Just don't be "confrontational." Or he may not welcome, any other comments/thoughts from you, about his daughters.
I have a daughter, and my Husband is very involved with her. And my son. As a parent. He comes from a culture, that is very huggy/kissy, and their culture has no issues, with things like affection or nakedness, or about their bodies. But here, in the USA.... people are more.... prone to question, affection between parents and child, at a certain age etc.
But again, as my daughter is getting older, and even if she is 9... and my Husband is thoughtful of things... even he will ask me, if or how he should act with my daughter... in front of others etc. My Husband and daughter are very close. In a healthy way. And she is still a little girl who LOVES to hug and kiss, us. And she loves to cuddle with my Husband while watching tv, etc. But to me, it is not anything more, than just a daughter and Dad, hanging out. My daughter is not endowed or anything... she is 9. She just loves her Dad. But she does not "hang" on him either. It is just regular normal interaction and affection, with her Dad.

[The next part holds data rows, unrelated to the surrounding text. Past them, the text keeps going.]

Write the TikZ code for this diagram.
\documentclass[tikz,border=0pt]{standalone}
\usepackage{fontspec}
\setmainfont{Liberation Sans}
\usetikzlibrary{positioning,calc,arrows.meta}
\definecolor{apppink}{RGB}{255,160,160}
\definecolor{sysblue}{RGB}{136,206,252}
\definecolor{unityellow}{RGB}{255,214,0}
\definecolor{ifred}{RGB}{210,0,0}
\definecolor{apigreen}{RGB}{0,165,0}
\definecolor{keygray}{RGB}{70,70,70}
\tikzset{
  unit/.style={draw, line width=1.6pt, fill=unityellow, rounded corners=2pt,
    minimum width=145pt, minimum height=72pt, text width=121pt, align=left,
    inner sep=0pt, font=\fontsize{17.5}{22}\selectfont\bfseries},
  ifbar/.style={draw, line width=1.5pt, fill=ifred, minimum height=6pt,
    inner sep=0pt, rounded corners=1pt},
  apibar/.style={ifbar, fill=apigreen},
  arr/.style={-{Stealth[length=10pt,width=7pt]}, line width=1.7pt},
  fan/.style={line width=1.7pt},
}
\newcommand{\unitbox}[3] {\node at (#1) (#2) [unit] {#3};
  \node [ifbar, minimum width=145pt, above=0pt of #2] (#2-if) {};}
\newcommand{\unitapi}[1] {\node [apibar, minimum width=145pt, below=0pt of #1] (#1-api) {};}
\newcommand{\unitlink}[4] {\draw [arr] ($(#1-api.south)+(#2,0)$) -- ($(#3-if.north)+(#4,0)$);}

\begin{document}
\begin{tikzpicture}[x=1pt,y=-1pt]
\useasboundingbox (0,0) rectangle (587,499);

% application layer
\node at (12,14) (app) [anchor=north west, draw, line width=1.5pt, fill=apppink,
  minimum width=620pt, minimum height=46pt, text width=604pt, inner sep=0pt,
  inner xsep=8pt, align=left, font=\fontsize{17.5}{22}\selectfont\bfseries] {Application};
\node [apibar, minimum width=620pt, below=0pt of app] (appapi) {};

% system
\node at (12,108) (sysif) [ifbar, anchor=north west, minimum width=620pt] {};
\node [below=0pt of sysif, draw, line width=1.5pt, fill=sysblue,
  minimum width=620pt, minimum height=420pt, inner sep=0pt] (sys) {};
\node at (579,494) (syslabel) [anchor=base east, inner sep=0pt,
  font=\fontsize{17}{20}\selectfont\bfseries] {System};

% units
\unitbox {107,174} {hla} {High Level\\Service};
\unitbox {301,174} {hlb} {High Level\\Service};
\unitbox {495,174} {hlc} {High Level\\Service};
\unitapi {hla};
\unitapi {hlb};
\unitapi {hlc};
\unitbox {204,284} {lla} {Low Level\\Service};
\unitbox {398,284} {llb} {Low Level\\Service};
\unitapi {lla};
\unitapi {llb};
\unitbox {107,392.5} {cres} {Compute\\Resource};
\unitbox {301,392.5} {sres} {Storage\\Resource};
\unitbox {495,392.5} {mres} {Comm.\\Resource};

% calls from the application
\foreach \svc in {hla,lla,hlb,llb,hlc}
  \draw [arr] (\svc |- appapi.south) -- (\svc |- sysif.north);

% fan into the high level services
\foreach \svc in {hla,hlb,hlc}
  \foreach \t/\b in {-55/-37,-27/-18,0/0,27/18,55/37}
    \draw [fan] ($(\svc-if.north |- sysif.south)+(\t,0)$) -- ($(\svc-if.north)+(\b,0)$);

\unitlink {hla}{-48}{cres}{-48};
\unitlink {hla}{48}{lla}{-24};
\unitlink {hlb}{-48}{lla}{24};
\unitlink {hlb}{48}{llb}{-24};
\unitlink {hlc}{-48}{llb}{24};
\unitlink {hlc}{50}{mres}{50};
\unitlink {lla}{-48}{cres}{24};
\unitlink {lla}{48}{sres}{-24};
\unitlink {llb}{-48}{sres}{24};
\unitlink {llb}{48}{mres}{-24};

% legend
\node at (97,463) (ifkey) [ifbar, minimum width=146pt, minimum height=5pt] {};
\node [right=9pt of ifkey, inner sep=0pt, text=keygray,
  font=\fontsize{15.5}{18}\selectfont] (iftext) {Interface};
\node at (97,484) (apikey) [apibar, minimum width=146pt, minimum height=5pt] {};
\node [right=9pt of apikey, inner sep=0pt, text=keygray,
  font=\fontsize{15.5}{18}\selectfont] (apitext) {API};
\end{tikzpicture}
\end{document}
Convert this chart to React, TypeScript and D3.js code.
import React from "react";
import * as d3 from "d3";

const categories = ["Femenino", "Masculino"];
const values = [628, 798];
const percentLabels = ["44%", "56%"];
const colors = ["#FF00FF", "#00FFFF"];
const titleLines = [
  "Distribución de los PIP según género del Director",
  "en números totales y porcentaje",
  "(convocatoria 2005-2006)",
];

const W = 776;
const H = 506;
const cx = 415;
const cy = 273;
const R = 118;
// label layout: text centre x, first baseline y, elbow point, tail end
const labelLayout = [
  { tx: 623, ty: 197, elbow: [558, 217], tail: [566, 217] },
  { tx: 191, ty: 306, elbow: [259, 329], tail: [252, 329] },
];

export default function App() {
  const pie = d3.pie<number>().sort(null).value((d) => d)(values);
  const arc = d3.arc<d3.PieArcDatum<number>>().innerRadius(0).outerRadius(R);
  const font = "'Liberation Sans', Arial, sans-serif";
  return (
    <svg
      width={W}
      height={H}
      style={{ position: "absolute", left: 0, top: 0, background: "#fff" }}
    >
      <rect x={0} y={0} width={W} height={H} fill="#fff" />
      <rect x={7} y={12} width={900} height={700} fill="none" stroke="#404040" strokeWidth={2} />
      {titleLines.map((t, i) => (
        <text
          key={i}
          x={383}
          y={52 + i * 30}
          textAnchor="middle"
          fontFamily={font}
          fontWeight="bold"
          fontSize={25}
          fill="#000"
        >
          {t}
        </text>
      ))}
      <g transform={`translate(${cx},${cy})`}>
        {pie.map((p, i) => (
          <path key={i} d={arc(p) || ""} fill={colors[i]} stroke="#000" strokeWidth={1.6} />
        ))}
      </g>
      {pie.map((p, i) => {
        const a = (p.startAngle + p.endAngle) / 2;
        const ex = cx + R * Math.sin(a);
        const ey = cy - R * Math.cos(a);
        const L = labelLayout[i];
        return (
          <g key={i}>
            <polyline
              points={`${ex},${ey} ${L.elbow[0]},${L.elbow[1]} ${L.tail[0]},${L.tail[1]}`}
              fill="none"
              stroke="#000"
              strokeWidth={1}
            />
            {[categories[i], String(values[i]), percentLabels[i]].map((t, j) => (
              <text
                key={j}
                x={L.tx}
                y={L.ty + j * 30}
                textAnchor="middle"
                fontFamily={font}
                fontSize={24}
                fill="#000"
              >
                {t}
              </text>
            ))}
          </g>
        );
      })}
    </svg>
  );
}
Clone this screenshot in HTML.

Perhaps it seems, that your Boyfriend's daughter... is "overly" hanging on her Dad and cuddling him???? Maybe she doesn't want to lose her Dad, being he is involved with you. But still, a child needs to be guided. And the Man/Dad, also may denote, boundaries. If that is needed, per his daughter's physical development and age and phases.
She does seem clingy with him... and overly demonstrative.... and touchy with him.
Tell your Boyfriend, that any outsider may wonder too. That happens. And what if they tell a Teacher, for example??? That would be weird to some.
If anything, per the daughter's age and development, I would think that a child needs to have "the talk." By now. She is 14. About her body and changes and modesty... and boundaries and the whole thing.
Your Boyfriend's daughters, are growing up. He may still see them as "little girls." But they are not. One is a Tween and the other is a Teenager.
And who knows what their emotional maturity, is.
As you said, your Boyfriend seems like a good man. Has good character. But some Men are just real dense... or they do NOT know how, to fathom the intricacies, with a "daughter." It is hard for them. Unless they grew up with or had, sisters themselves.
As a side note: a family that my friend knows, when their child was young like, I think it was, 5 years old... the child told his Teacher that he sleeps with his parents. It was just an innocent thing. Many parents co-sleep etc. or what not. But so, the Teacher thought it was weird and called CPS on them.
So, outsiders, if a child says things to others, it can be misconstrued.